» **GIVEN DATA**
■ ■ ■ ■

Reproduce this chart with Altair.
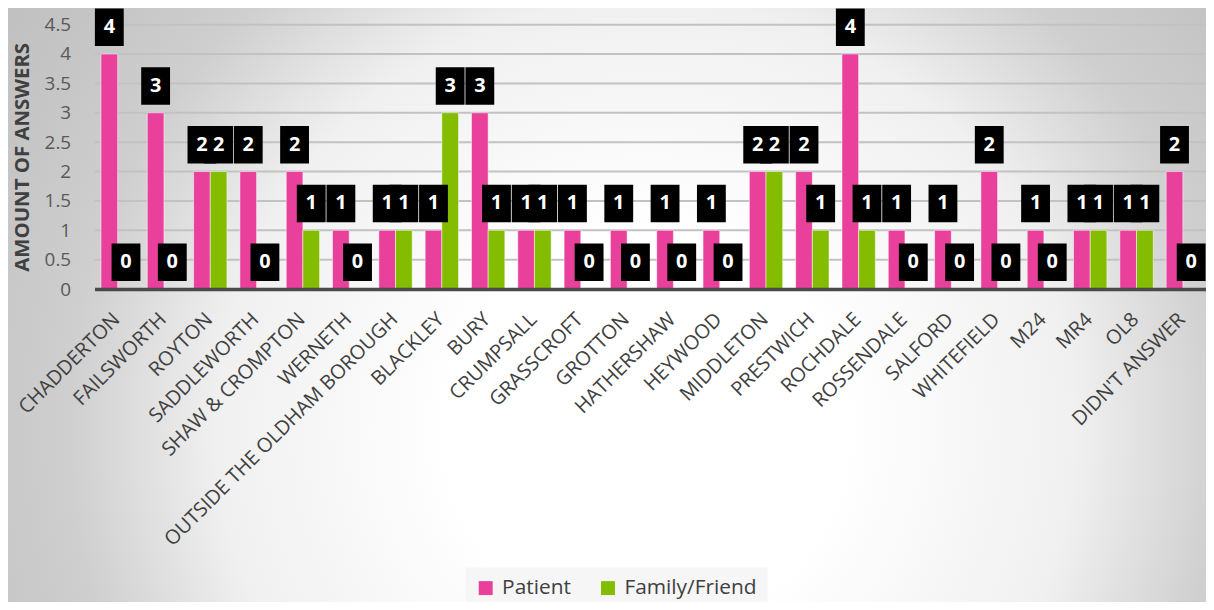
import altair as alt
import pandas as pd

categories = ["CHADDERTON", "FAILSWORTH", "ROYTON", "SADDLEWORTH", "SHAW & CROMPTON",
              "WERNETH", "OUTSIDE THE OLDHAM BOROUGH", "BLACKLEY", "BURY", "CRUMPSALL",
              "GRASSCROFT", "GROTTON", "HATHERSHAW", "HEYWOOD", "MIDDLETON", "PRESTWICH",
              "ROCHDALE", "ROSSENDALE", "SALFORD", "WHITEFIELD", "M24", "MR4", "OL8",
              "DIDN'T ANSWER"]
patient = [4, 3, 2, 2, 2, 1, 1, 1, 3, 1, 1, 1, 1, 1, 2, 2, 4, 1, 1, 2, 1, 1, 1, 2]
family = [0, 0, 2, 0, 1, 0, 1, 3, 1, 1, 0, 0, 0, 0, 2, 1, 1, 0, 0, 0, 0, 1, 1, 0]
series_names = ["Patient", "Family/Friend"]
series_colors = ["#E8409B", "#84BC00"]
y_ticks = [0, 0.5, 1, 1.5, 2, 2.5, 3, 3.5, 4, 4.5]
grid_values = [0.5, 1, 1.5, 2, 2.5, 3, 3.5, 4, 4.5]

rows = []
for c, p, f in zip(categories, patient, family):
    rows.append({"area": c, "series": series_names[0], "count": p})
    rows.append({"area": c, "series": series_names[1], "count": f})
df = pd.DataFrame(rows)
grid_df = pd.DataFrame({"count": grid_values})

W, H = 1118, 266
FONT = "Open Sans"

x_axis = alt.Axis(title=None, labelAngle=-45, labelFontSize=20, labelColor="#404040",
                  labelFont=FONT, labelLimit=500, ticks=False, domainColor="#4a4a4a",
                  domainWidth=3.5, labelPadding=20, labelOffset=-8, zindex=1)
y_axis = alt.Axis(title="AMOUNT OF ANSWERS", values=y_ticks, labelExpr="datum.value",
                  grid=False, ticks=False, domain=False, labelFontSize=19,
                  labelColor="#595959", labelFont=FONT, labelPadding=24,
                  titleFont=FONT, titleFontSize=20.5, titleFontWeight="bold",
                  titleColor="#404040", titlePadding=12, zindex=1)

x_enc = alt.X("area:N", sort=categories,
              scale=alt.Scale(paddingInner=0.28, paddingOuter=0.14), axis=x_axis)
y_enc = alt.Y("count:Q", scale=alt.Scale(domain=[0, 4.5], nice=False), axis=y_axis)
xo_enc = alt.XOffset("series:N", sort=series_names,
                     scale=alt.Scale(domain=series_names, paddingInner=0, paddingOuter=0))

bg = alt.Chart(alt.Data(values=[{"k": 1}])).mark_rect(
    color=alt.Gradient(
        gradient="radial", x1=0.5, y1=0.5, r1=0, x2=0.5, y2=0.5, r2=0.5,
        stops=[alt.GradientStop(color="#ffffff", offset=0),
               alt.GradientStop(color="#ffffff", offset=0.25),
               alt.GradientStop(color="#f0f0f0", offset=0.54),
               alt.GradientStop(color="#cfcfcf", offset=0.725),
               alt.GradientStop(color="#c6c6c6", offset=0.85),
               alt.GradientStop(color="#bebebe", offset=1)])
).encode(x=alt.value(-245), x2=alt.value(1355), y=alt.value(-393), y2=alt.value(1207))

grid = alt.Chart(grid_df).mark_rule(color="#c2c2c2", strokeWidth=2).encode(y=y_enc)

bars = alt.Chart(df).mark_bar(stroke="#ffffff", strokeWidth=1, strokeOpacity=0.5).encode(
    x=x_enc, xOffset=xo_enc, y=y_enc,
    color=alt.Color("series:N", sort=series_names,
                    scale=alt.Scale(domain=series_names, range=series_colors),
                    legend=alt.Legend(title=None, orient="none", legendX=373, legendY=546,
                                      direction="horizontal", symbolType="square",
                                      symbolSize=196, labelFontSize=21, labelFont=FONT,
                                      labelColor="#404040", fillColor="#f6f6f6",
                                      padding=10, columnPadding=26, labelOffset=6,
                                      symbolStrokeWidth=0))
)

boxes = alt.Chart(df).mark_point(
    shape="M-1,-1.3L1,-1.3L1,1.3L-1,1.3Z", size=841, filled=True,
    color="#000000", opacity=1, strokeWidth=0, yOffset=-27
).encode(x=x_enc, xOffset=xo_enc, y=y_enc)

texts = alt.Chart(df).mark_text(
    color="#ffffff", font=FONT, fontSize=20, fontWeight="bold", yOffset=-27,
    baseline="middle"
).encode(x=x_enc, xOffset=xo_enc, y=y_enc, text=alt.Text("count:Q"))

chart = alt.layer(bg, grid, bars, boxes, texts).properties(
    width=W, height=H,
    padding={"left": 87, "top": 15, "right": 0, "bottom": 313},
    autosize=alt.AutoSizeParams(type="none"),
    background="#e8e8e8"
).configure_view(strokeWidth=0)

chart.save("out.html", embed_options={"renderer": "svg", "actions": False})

■ ■ ■ ■

Return exactly what appears from the opening line of the material through the line with "import pandas as pd", apart from the pictures.

» **FINISHED EXERCISE**
Reproduce this chart with Altair.
import altair as alt
import pandas as pd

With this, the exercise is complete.